In Cox v. Aero, the Court granted the Plaintiffs’ motion to compel production of class contact information, despite the employer’s argument it had already settled past, present, and future claims with the worker class by mailing them paychecks with restrictive endorsements and global settlement agreements after the action was filed, which most of the class had accepted. Attorneys for the Plaintiffs and the class had no involvement in the purported settlements, and Aero never sought court approval.
The Court cited the California Supreme Court’s Iskanian v. CLS Trans. Los Angeles, LLC, 59 Cal.4th 348 (2014) cert denied, 135 S.Ct. 1155 (2015) ruling in holding employees may only waive PAGA claims after a dispute relating to labor code violations has arisen, and any settlement of PAGA claims requires court approval. (Order Granting-In-Part Plaintiffs’ Motion to Compel, p. 5-6) The Court then followed the Eleventh Circuit holding in Lynn’s Food Stores, Inc. v. United States, 679 F.2d 1350 (11th Cir., 1982), that FLSA settlements also require court approval, absent a Ninth Circuit opinion. Since the Court had not approved the purported settlements, all class members are still relevant to the case.
The Court held, in fairness, class counsel must have access to the class to investigate the PAGA and FLSA wage claims. (p. 8)
Interestingly, the employer, Aero Automatic Sprinkler Company, had also recently served a Fed. Rule Civ. Proc. Rule 68 Offer of Judgment to each of the six named Plaintiffs.
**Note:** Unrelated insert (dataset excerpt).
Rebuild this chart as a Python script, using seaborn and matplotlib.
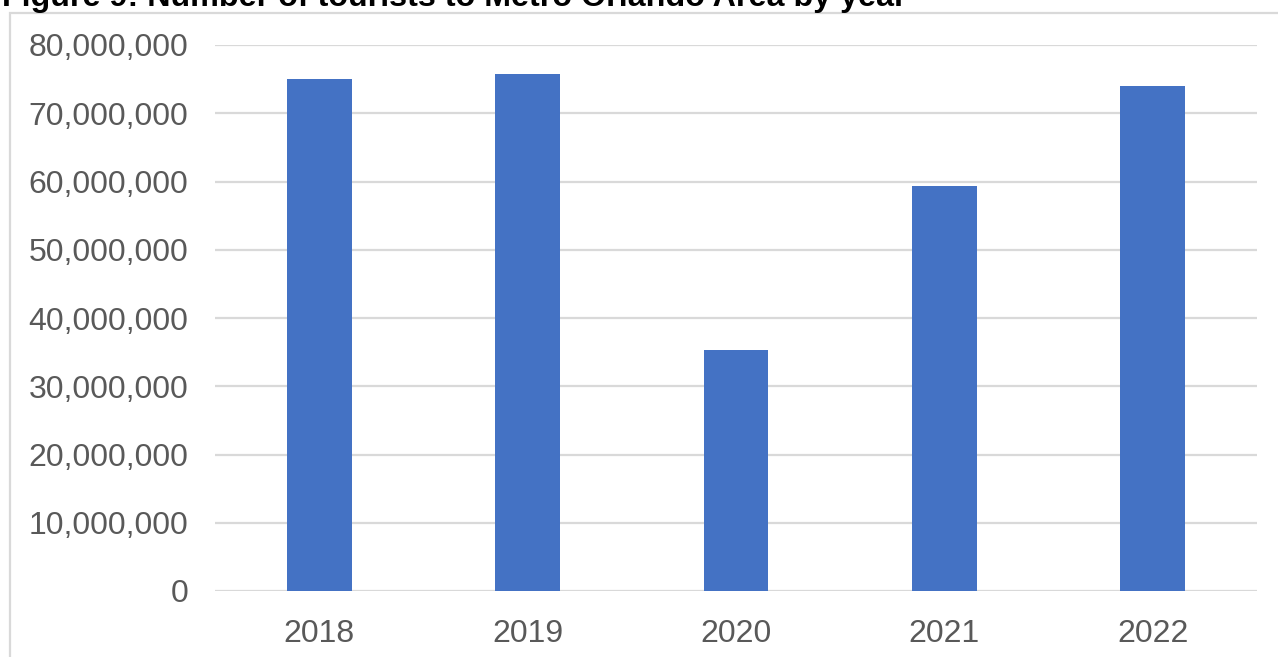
import matplotlib
matplotlib.use("Agg")
import matplotlib.pyplot as plt
import matplotlib.patches as mpatches
from matplotlib.ticker import FuncFormatter
import seaborn as sns
import pandas as pd

years = ["2018", "2019", "2020", "2021", "2022"]
tourists = [75_000_000, 75_800_000, 35_300_000, 59_300_000, 74_000_000]
y_ticks = [0, 10_000_000, 20_000_000, 30_000_000, 40_000_000,
           50_000_000, 60_000_000, 70_000_000, 80_000_000]
title = "Figure 9: Number of tourists to Metro Orlando Area by year"

df = pd.DataFrame({"year": years, "tourists": tourists})

sns.set_theme(style="white")
plt.rcParams["font.family"] = ["Liberation Sans", "DejaVu Sans"]

W, H = 1278, 657
fig = plt.figure(figsize=(W / 100, H / 100), dpi=100)
ax = fig.add_axes([215 / W, 1 - 591 / H, (1257 - 215) / W, (591 - 45) / H])

sns.barplot(data=df, x="year", y="tourists", color="#4472C4", saturation=1,
            width=0.31, ax=ax, zorder=3, edgecolor="#4472C4", linewidth=0)

ax.set_ylim(0, 80_000_000)
ax.set_xlim(-0.5, len(years) - 0.5)
ax.set_yticks(y_ticks)
ax.yaxis.set_major_formatter(FuncFormatter(lambda v, p: f"{int(v):,}"))
ax.grid(axis="y", color="#d9d9d9", linewidth=1.6, zorder=0)
ax.grid(axis="x", visible=False)
for s in ax.spines.values():
    s.set_visible(False)
ax.tick_params(axis="both", length=0, labelsize=23, labelcolor="#595959")
ax.tick_params(axis="y", pad=19)
ax.tick_params(axis="x", pad=20)
ax.set_xlabel("")
ax.set_ylabel("")

# outer chart frame
fig.patches.append(mpatches.Rectangle((10 / W, -0.2), 1.5, 1 - 13 / H + 0.2,
                                      transform=fig.transFigure, fill=False,
                                      edgecolor="#d9d9d9", linewidth=1.6))

fig.text(2 / W, 1 - 6 / H, title, fontsize=23.2, fontweight="bold",
         color="black", ha="left", va="baseline")

fig.savefig("out.png", dpi=100)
Each of the named Plaintiffs accepted the offers of judgment and are now prevailing parties in their own individual claims against Aero, entitling them to attorneys’ fees and costs.
Despite the employer’s efforts to settle with the class and named Plaintiffs, the PAGA and FLSA claims will now continue with notice to the class by Plaintiffs’ counsel. (p. 8-9.)
The class of California fire sprinkler fitters are represented by employment law attorneys Lisa Bradner and Joe Rose of Rose Law APC.